Updated: Feb 28
Zaramo are an east central Bantu peoples whose ancestors most likely immigrated into modern day Tanzania sometime during the first millennium A.D. Oral histories suggest that the Zaramo moved eastward into their current location from the mountainous Luguru and Kutu areas around the turn of the 18th century. Linguistic evidence supports this history. Trade and slave caravans in the 18th century passed through Zaramo territory on their way to Lake Tanganyika, bringing Islam along with them. As Dar es Salaam, the capital of Tanzania, has grown exponentially in the last twenty years many Zaramo settlements have been incorporated into the city, and many more Zaramo people have immigrated into the city in search of work.

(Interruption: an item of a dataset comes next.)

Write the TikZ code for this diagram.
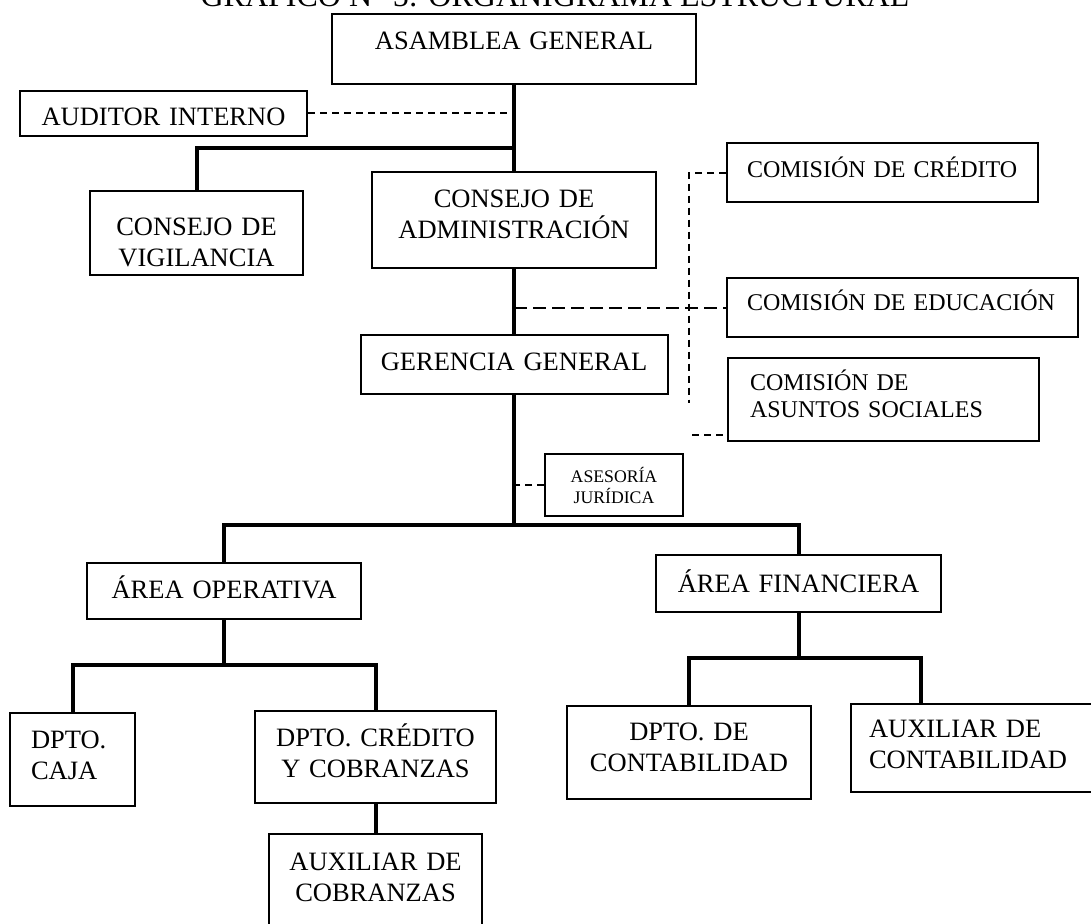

Most Zaramo cultivation is done by women using a hand-held hoe. They grow maize, millet, and rice near the coast. Tomatoes, potatoes, peppers, cassava, cucumbers, and various other vegetables are grown. Tropical fruits, including mango, bananas, and coconut are abundant. In the past fishing and hunting were important, but have largely been replaced by raising domestic animals. Dried fish, brought inland from the coast, are commonly eaten. The Zaramo supply much of the fruit and vegetables that are sold in the markets of Dar es Salaam. Sisal, which is used for making ropes, is grown on large plantations throughout eastern Tanzania. Tanzania is the number one exporter of sisal.